Nevertheless, it has been a long time that an aspirant for the
presidency of the United States has been talking about “socialism”,
no matter how vague his interpretation of it is. To be fair, Sanders
also appears to see himself more as a vehicle for re-emergent class
politics as his motivation. No such movement, however, is currently
on the horizon. If Sanders succeeds in getting the idea of socialism
back in peoples’ minds, he may well be sowing the seeds of thought
that will someday take hold in a more constructive way and that would
be very welcomed even if he really means something else by the word.
Sanders
considers the Scandinavian countries as models to emulate, all
capitalist, albeit with strong social safety nets, but where the
wealthy still enjoy a preponderance of economic and political power.
These countries have little in common with the socialism envisaged by
Marx and Engels where the working class itself would be in control.
What Bernie Sanders means by ‘socialism’ is something more akin
to capitalism with a human face. But this is not what socialism is
about. The Scandinavian model has managed to achieve certain social
welfare objectives, but they never involved fundamental alterations
to capitalism’s underlying property relations. Neither would
Sanders reforms. Scandinavian reformists thought the benign hand of
the state would replace the merciless invisible hand of the market
but today the reformers have their hands full just trying to keep
hold of what they can from the gains of the past.
The
Democratic Party (or as we like to describe them, the Damnocrats) is
a party that embraces capitalism. It calls for the reform, not the
abolition of capitalism. Sanders routinely supports Democrats when
they run for office. He, in other words, is only a reform capitalist
candidate. He stands on the other side of the class line dividing the
working class from the capitalist class. When socialists speak of
working class independent political action, we think in terms of
class independence. In other words, a political party entirely under
the control of working people, representing their interests and their
interest alone.
One
basic question rarely raised is who asked Bernie to stand for
president? Sanders’ campaign does not rest on any anti-capitalist
principle or working-class movement. The Sanders’ campaign is about
him getting elected and doing things for working people; he is not
encouraging working people to do things for themselves. There was no
thought given to constructing a real working-class movement but
simply to encourage the unions and working people to remain an
appendage to the pro-capitalist Democratic Party. The goal is not to
create a socialist society for the working class but to
encourage the working class to build socialism for itself. Using
the words of Eugene Debs, “If you are looking for a Moses to
lead you out of this capitalist wilderness, you will stay right where
you are. I would not lead you into the promised land if I could,
because if I led you in, someone else would lead you out.”
Neither
Sanders nor any other politician can lead us to the alternative new
society we fight for. We must build it for ourselves. America badly
needs a vigorous socialist party. America is a plutocracy, which
means a government of the rich, by the rich, and for the rich.

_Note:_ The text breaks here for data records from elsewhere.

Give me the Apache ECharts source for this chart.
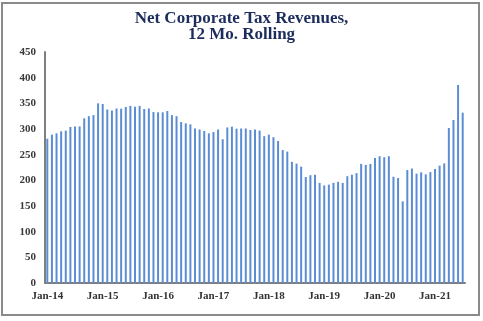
<!DOCTYPE html>
<html>
<head>
<meta charset="utf-8">
<script src="https://cdn.jsdelivr.net/npm/echarts@6/dist/echarts.min.js"></script>
<style>
html,body{margin:0;padding:0;background:#fff;}
#chart{width:483px;height:321px;}
</style>
</head>
<body>
<div id="chart"></div>
<script>
const titleLines = ["Net Corporate Tax Revenues,", "12 Mo. Rolling"];
const yTicks = { min: 0, max: 450, interval: 50 };
const months = ["Jan","Feb","Mar","Apr","May","Jun","Jul","Aug","Sep","Oct","Nov","Dec"];
const startYear = 14;
const values = [
  281, 289, 291.6, 295.5, 296.8, 304, 305, 305, 320.8, 325, 327, 350,
  348.7, 338, 336, 340, 339.6, 343, 345, 343.5, 345, 339, 340, 333,
  332.5, 332.5, 335, 327, 325, 313.6, 311, 309, 301, 299, 296, 291.6,
  294, 299, 280, 303, 304.5, 300.6, 301, 301, 298, 299, 296.8, 286,
  289, 284, 276.6, 259, 256, 236, 232.5, 226.6, 206.5, 210, 211, 195,
  190, 191.5, 195, 197, 195, 208, 211, 214, 232, 230, 232, 243.5,
  247, 245, 247, 207, 204.5, 159, 220, 223, 213, 215.6, 211.7, 216,
  222, 228.6, 233, 302, 317.5, 385.7, 331.8
];
const categories = values.map((v, i) => months[i % 12] + "-" + (startYear + Math.floor(i / 12)));

const chart = echarts.init(document.getElementById('chart'), null, {renderer: 'canvas'});
chart.setOption({
  animation: false,
  backgroundColor: '#ffffff',
  title: {
    text: titleLines.join('\n'),
    left: 'center',
    top: 6,
    textStyle: {
      fontFamily: 'Liberation Serif',
      fontWeight: 'bold',
      fontSize: 17,
      lineHeight: 16,
      color: '#1c2c5c'
    }
  },
  graphic: [{
    type: 'rect',
    shape: { x: 2, y: 3, width: 477, height: 312 },
    style: { fill: 'none', stroke: '#8a8a8a', lineWidth: 2 },
    silent: true
  }],
  grid: { left: 45, right: 18, top: 52, bottom: 38 },
  xAxis: {
    type: 'category',
    data: categories,
    boundaryGap: true,
    axisLine: { lineStyle: { color: '#7f7f7f', width: 2 } },
    axisTick: { show: false },
    axisLabel: {
      interval: 11,
      margin: 8,
      fontFamily: 'Liberation Serif',
      fontWeight: 'bold',
      fontSize: 11,
      color: '#333333'
    }
  },
  yAxis: {
    type: 'value',
    min: yTicks.min,
    max: yTicks.max,
    interval: yTicks.interval,
    splitLine: { show: false },
    axisLine: { show: true, lineStyle: { color: '#7f7f7f', width: 2 } },
    axisTick: { show: false },
    axisLabel: {
      margin: 9,
      fontFamily: 'Liberation Serif',
      fontWeight: 'bold',
      fontSize: 11,
      color: '#3a3a3a'
    }
  },
  series: [{
    type: 'bar',
    data: values,
    barWidth: 2,
    itemStyle: { color: '#5b8dd4' }
  }]
});
</script>
</body>
</html>
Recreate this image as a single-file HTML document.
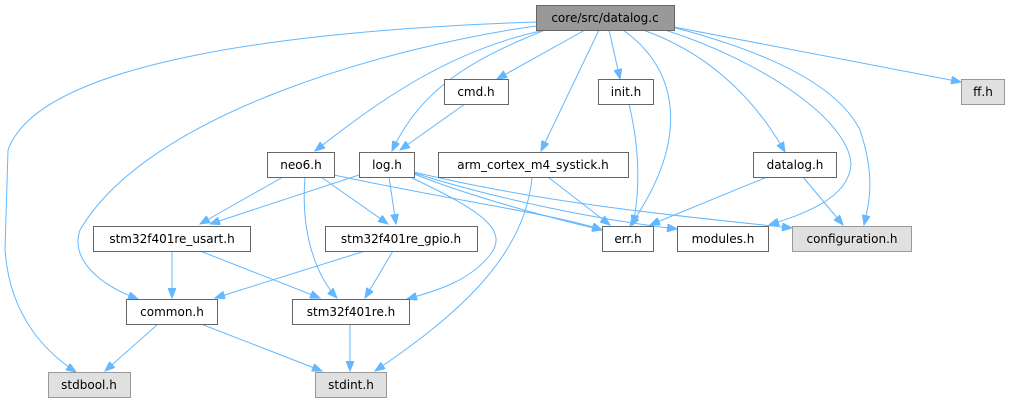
<!DOCTYPE html>
<html><head><meta charset="utf-8"><style>
body{margin:0;background:#fff;}
svg{display:block;}
text{font-family:"DejaVu Sans","Liberation Sans",sans-serif;font-size:12px;fill:#000;}
.n{fill:#fff;stroke:#666;stroke-width:1;}
.g{fill:#e0e0e0;stroke:#999;stroke-width:1;}
.e{fill:none;stroke:#63b8ff;stroke-width:1;marker-end:url(#a);}
</style></head><body>
<svg width="1009" height="403" viewBox="0 0 1009 403">
<defs><marker id="a" markerWidth="11" markerHeight="8" refX="10" refY="4" orient="auto" markerUnits="userSpaceOnUse"><path d="M0,0 L10,4 L0,8 Z" fill="#63b8ff" stroke="#63b8ff"/></marker></defs>
<path class="e" d="M536,22 C300,30 40,60 8,150 L5,250 C10,320 50,355 76,372"/>
<path class="e" d="M536,26 C400,45 150,110 80,230 C70,260 100,285 138,299"/>
<path class="e" d="M545,30 C450,50 380,100 315,151"/>
<path class="e" d="M545,30 C470,60 420,90 392,151"/>
<path class="e" d="M585,30 L497,79"/>
<path class="e" d="M599,30 L541,151"/>
<path class="e" d="M609,30 L620,79"/>
<path class="e" d="M623,30 C680,70 690,140 630,226"/>
<path class="e" d="M643,30 C700,50 750,90 785,152"/>
<path class="e" d="M665,30 C760,60 850,120 851,165 C848,200 800,215 769,225"/>
<path class="e" d="M672,27 C780,55 840,90 860,130 C875,175 870,200 864,225"/>
<path class="e" d="M674,27 L961,82"/>
<path class="e" d="M465,104 L400,150"/>
<path class="e" d="M629,104 C640,150 640,190 633,225"/>
<path class="e" d="M767,177 L650,225"/>
<path class="e" d="M803,177 L843,225"/>
<path class="e" d="M548,177 L610,225"/>
<path class="e" d="M532,177 C525,260 450,320 375,371"/>
<path class="e" d="M283,177 L200,224"/>
<path class="e" d="M321,177 L388,224"/>
<path class="e" d="M305,177 C300,240 320,280 337,298"/>
<path class="e" d="M334,175 C450,200 560,215 602,230"/>
<path class="e" d="M359,175 L210,224"/>
<path class="e" d="M389,177 L396,224"/>
<path class="e" d="M412,178 C480,210 510,230 490,255 C470,280 440,290 407,299"/>
<path class="e" d="M414,174 C480,200 560,220 602,230"/>
<path class="e" d="M414,173 C500,200 600,220 677,229"/>
<path class="e" d="M414,172 C550,205 700,218 792,228"/>
<path class="e" d="M172,251 L172,298"/>
<path class="e" d="M200,251 L320,298"/>
<path class="e" d="M365,251 L215,298"/>
<path class="e" d="M393,251 L365,298"/>
<path class="e" d="M350,324 L350,371"/>
<path class="e" d="M201,324 L322,371"/>
<path class="e" d="M158,324 L105,371"/>

<rect x="536.5" y="5.5" width="138" height="25" fill="#999" stroke="#666"/>
<text x="605" y="22" text-anchor="middle">core/src/datalog.c</text>
<rect class="n" x="444.5" y="79.5" width="64" height="25"/><text x="476" y="96" text-anchor="middle">cmd.h</text>
<rect class="n" x="598.5" y="79.5" width="55" height="25"/><text x="626" y="96" text-anchor="middle">init.h</text>
<rect class="g" x="961.5" y="79.5" width="43" height="25"/><text x="983" y="96" text-anchor="middle">ff.h</text>
<rect class="n" x="267.5" y="152.5" width="67" height="25"/><text x="301" y="169" text-anchor="middle">neo6.h</text>
<rect class="n" x="359.5" y="152.5" width="55" height="25"/><text x="387" y="169" text-anchor="middle">log.h</text>
<rect class="n" x="438.5" y="152.5" width="190" height="25"/><text x="533" y="169" text-anchor="middle">arm_cortex_m4_systick.h</text>
<rect class="n" x="753.5" y="152.5" width="83" height="25"/><text x="795" y="169" text-anchor="middle">datalog.h</text>
<rect class="n" x="93.5" y="226.5" width="157" height="25"/><text x="172" y="243" text-anchor="middle">stm32f401re_usart.h</text>
<rect class="n" x="325.5" y="226.5" width="152" height="25"/><text x="401" y="243" text-anchor="middle">stm32f401re_gpio.h</text>
<rect class="n" x="602.5" y="226.5" width="51" height="25"/><text x="628" y="243" text-anchor="middle">err.h</text>
<rect class="n" x="677.5" y="226.5" width="91" height="25"/><text x="723" y="243" text-anchor="middle">modules.h</text>
<rect class="g" x="792.5" y="226.5" width="119" height="25"/><text x="852" y="243" text-anchor="middle">configuration.h</text>
<rect class="n" x="126.5" y="299.5" width="91" height="25"/><text x="172" y="316" text-anchor="middle">common.h</text>
<rect class="n" x="292.5" y="299.5" width="117" height="25"/><text x="351" y="316" text-anchor="middle">stm32f401re.h</text>
<rect class="g" x="48.5" y="372.5" width="82" height="25"/><text x="89" y="389" text-anchor="middle">stdbool.h</text>
<rect class="g" x="315.5" y="372.5" width="71" height="25"/><text x="351" y="389" text-anchor="middle">stdint.h</text>
</svg>
</body></html>
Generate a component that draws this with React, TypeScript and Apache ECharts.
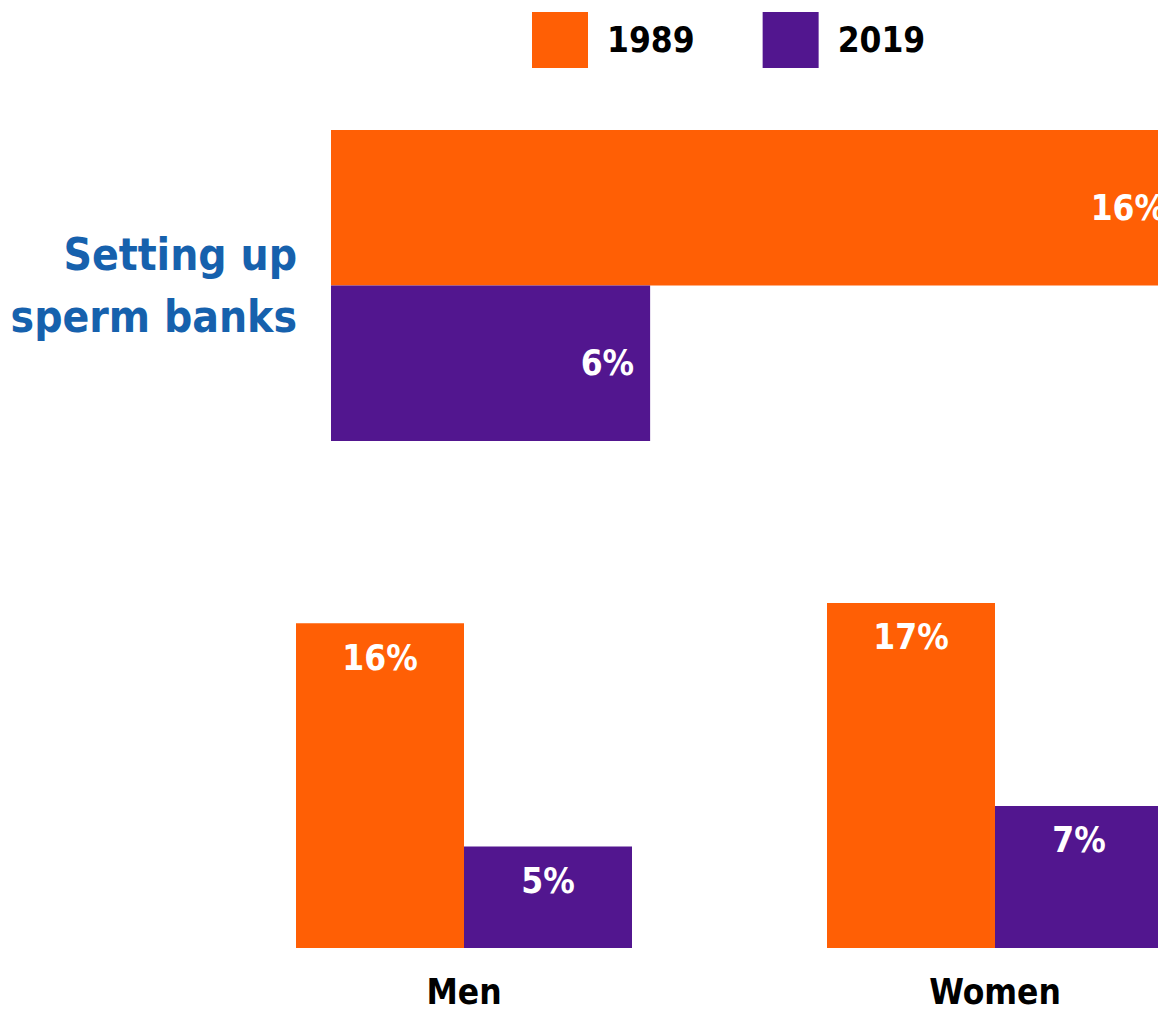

Everything supports that fact. The American working class have been
fooled into accepting the concept of common interests wherein the
problems of the capitalist class and the state machine are theirs
also. The suggestion is that people in the US all belong to one of
the world's mightiest military and industrial powers, sharing equally
in the glory; so let's all work still harder to increase the arms and
wealth of the rulers. The belief that there exists a community of
interests from which we all derive common benefits is a mistaken one
but nevertheless held strongly. Two crucial political fallacies
permeate American workers thinking. First, that the present system
can be so organised that it will operate in the interests of the
majority, through a process of applied reformism, and second, that
“proper leadership” is an essential requirement. However, neither
of the foregoing will ever remove any of the major social evils and
the socialist mission is to demonstrate that fact.
Without vibrant
grassroots movements changing reality, the richest people in power
will keep on trampling upon the working class. We need BOTH activism
on the streets demonstrating against specific grievances AND we need
effective electoral action for social change. A powerful socialist
party should be the conduit for change. Protests have often been
aimed at the wrong target. A socialist party is an organisation which
can connect the dots between issues and movements -- from winning
justice for workers to fighting for immigrant rights to interacting
with global social justice movements. We cannot afford to choose
between the fronts upon which we must battle.
If
you’re taken aback by the number of socialist, anti-capitalist and
otherwise radical-left parties in the United States and ask why when
America is already blessed with a multiplicity of so-called
left-wing, socialist parties, why we added another with the World
Socialist Party of the United States (WSPUS) to increase the
confusion? The answer is there is no way of challenging and refuting
the confused theories and spurious programs of the parties which
promise to reform capitalism except by building up from the ground an
organisation of socialists working only for socialism.